Borgmann urges us to be more aware of the dynamics and nature of our technological culture. Crawford and Vladan’s project provides an example of how challenging this is with proprietary AI-powered systems. If we are unaware of and inattentive to the forces beneath the surfaces of our enveloping digital devices, we risk having our agency compromised by autonomous agents.
Borgmann argues that the device paradigm reduces substantial things and practices to superficial commodities and consumption, which reduces human beings to consumers.

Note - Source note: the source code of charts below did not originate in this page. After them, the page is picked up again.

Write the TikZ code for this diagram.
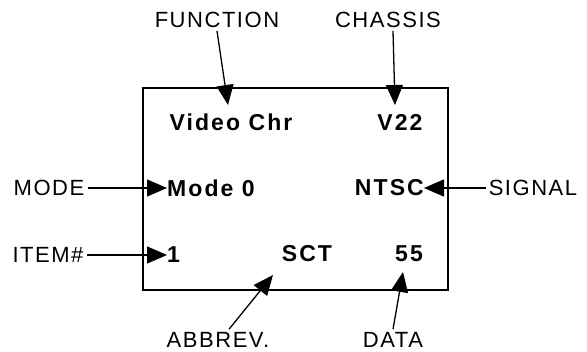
\documentclass[tikz,border=0pt]{standalone}
\usepackage{fontspec}
\setmainfont{Liberation Sans}
\usepackage{tikz}
\usetikzlibrary{arrows.meta,positioning}
\newfontfamily\lblfont[LetterSpace=7]{Liberation Sans}
\newfontfamily\valfont[LetterSpace=9]{Liberation Sans Bold}

\begin{document}
\begin{tikzpicture}[x=1pt,y=1pt,
  lbl/.style={font=\fontsize{22}{22}\selectfont\lblfont, inner sep=3pt},
  val/.style={font=\fontsize{23}{23}\selectfont\valfont, inner sep=3pt},
  ptr/.style={-{Triangle[length=20pt,width=17pt]}, line width=1.3pt}]
\useasboundingbox (0,0) rectangle (587,352);
% display frame
\draw[line width=2pt] (143,264) rectangle (448,62);
% values inside the frame
\node[val] (videochr) at (231,230) {Video Chr};
\node[val] (v22) at (400,230) {V22};
\node[val, anchor=west, inner sep=0pt] (mode0) at (167,164) {Mode 0};
\node[val, anchor=east, inner sep=0pt] (ntsc) at (424,164) {NTSC};
\node[val, anchor=west, inner sep=0pt] (item1) at (167,97) {1};
\node[val] (sct) at (307,98) {SCT};
\node[val] (d55) at (409,98) {55};
% field names
\node[lbl] (function) at (217,332) {FUNCTION};
\node[lbl] (chassis) at (388,332) {CHASSIS};
\node[lbl] (mode) at (49,164) {MODE};
\node[lbl] (signal) at (533,164) {SIGNAL};
\node[lbl] (item) at (48,97) {ITEM\#};
\node[lbl] (abbrev) at (218,12) {ABBREV.};
\node[lbl] (data) at (393,12) {DATA};
% tips that stop short of the values
\coordinate (functip) at (228,247);
\coordinate (chastip) at (395,247);
\coordinate (abbrtip) at (273,77);
\coordinate (datatip) at (403,80);
\draw[ptr] (function.south) -- (functip);
\draw[ptr] ([xshift=5pt]chassis.south) -- (chastip);
\draw[ptr] (mode.east) -- (mode0.west);
\draw[ptr] (signal.west) -- (ntsc.east);
\draw[ptr] (item.east) -- (item1.west);
\draw[ptr] ([xshift=11pt]abbrev.north) -- (abbrtip);
\draw[ptr] (data.north) -- (datatip);
\end{tikzpicture}
\end{document}
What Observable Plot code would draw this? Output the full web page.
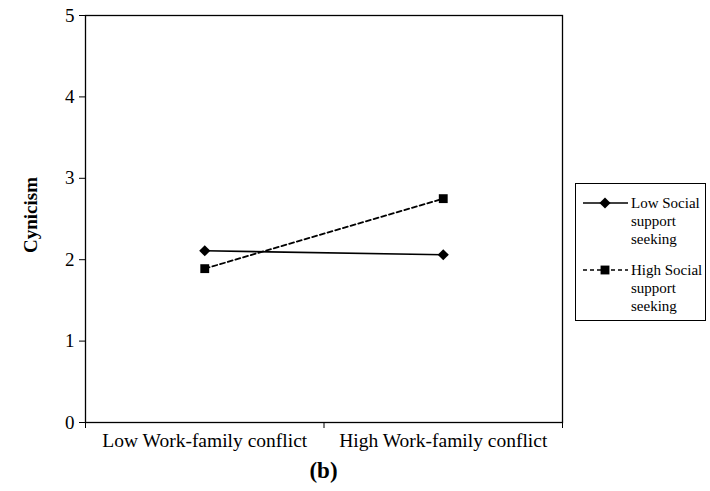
<!DOCTYPE html>
<html><head><meta charset="utf-8">
<script src="https://cdn.jsdelivr.net/npm/d3@7"></script>
<script src="https://cdn.jsdelivr.net/npm/@observablehq/plot@0.6"></script>
<style>body{margin:0;background:#fff;} svg{font-family:"Liberation Serif",serif;}</style>
</head><body><div id="chart"></div>
<script>
const categories = ["Low Work-family conflict", "High Work-family conflict"];
const seriesNames = ["Low Social support seeking", "High Social support seeking"];
const lowSupport = [2.11, 2.06];
const highSupport = [1.89, 2.75];
const yTicks = [0, 1, 2, 3, 4, 5];

const data = [];
categories.forEach((c, i) => {
  data.push({series: seriesNames[0], x: i + 0.5, y: lowSupport[i]});
  data.push({series: seriesNames[1], x: i + 0.5, y: highSupport[i]});
});

const W = 710, H = 491, mL = 85, mR = 148, mT = 15, mB = 69;
const plot = Plot.plot({
  width: W, height: H,
  marginLeft: mL, marginRight: mR, marginTop: mT, marginBottom: mB,
  style: {fontFamily: "Liberation Serif, serif", fontSize: "19px", color: "#000", background: "#fff"},
  x: {type: "linear", domain: [0, categories.length]},
  y: {domain: [0, 5]},
  marks: [
    Plot.frame({stroke: "#000", strokeWidth: 1.3}),
    Plot.axisY({ticks: yTicks, tickFormat: d3.format("d"), tickSize: 6, tickPadding: 5, label: null, fontSize: 19}),
    Plot.axisX({ticks: d3.range(categories.length + 1), tickFormat: () => "", tickSize: 6, label: null}),
    Plot.axisX({ticks: categories.map((c, i) => i + 0.5), tickFormat: (d) => categories[Math.floor(d)], tickSize: 0, tickPadding: 11, label: null, fontSize: 19.5}),
    Plot.line(data.filter(d => d.series === seriesNames[0]), {x: "x", y: "y", stroke: "#000", strokeWidth: 1.6}),
    Plot.line(data.filter(d => d.series === seriesNames[1]), {x: "x", y: "y", stroke: "#000", strokeWidth: 1.8, strokeDasharray: "5,3"}),
    Plot.dot(data.filter(d => d.series === seriesNames[0]), {x: "x", y: "y", symbol: "diamond2", r: 5, fill: "#000", stroke: "none"}),
    Plot.dot(data.filter(d => d.series === seriesNames[1]), {x: "x", y: "y", symbol: "square", r: 5, fill: "#000", stroke: "none"})
  ]
});
document.getElementById("chart").appendChild(plot);

const svg = d3.select(plot);
// y-axis label
svg.append("text").attr("transform", "translate(37,215) rotate(-90)")
  .attr("text-anchor", "middle").style("font-weight", "bold").style("font-size", "19px").text("Cynicism");
// caption
svg.append("text").attr("x", (mL + W - mR) / 2).attr("y", 478)
  .attr("text-anchor", "middle").style("font-weight", "bold").style("font-size", "23px").text("(b)");
// legend
const lg = svg.append("g");
lg.append("rect").attr("x", 575.5).attr("y", 183.5).attr("width", 130).attr("height", 137)
  .attr("fill", "#fff").attr("stroke", "#000").attr("stroke-width", 1);
const legendLines = [["Low Social", "support", "seeking"], ["High Social", "support", "seeking"]];
const sym = [d3.symbol(d3.symbolDiamond2, Math.PI * 25)(), d3.symbol(d3.symbolSquare, Math.PI * 25)()];
legendLines.forEach((lines, k) => {
  const y0 = 203 + k * 67;
  lg.append("line").attr("x1", 583).attr("x2", 628).attr("y1", y0).attr("y2", y0)
    .attr("stroke", "#000").attr("stroke-width", 1.6).attr("stroke-dasharray", k ? "4,3" : null);
  lg.append("path").attr("d", sym[k]).attr("transform", `translate(605,${y0})`).attr("fill", "#000");
  lines.forEach((t, j) => {
    lg.append("text").attr("x", 631).attr("y", y0 + 5 + j * 18).attr("text-anchor", "start")
      .style("font-size", "15px").text(t);
  });
});
</script></body></html>
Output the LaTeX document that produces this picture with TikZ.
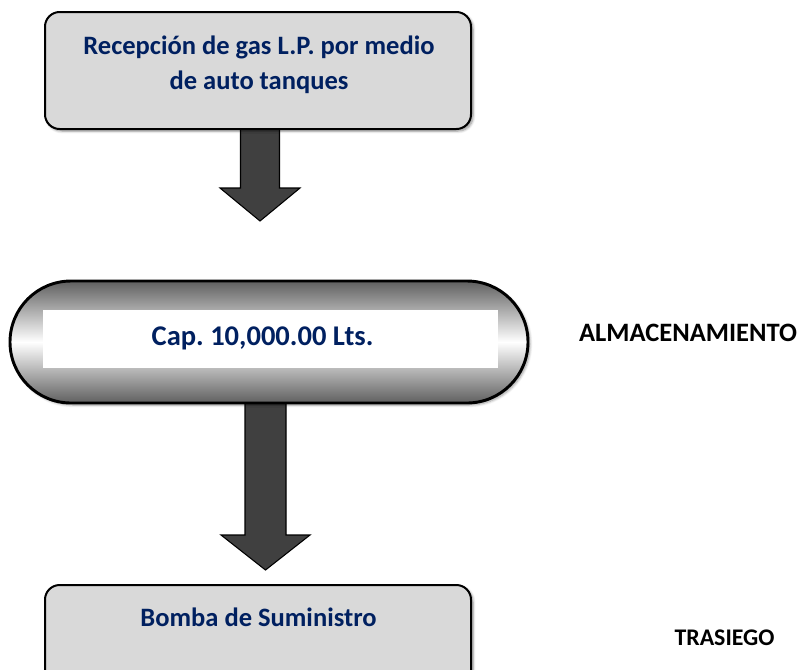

Within the digital device paradigm, we can be reduced further to sources of information for learning machines and new markets.
As Crawfrod and Vladan write near the end of their essay, “The new gold rush in the context of artificial intelligence is to enclose different fields of human knowing, feeling, and action, in order to capture and privatize those fields.”
Mariarosaria Taddeo and Luciano Floridi observe that as AI “matures and disseminates, [it] blends into our lives, experiences, and environments and becomes an invisible facilitator that mediates our interactions in a convenient, barely noticeable way.” If designed and used improperly, they warn, “AI may threaten our fragile, and yet constitutive, ability to determine our own lives and identities and keep our choices open.”
We can ask, “Alexa, what time is it?,” but we should be asking ourselves much deeper questions about the information revolution we’re living through and shaping. How is autonomous agency shaping our goals and nudging our behaviors? How do we want these technologies to enhance—and not merely commodify—our individual and collective attention and agency?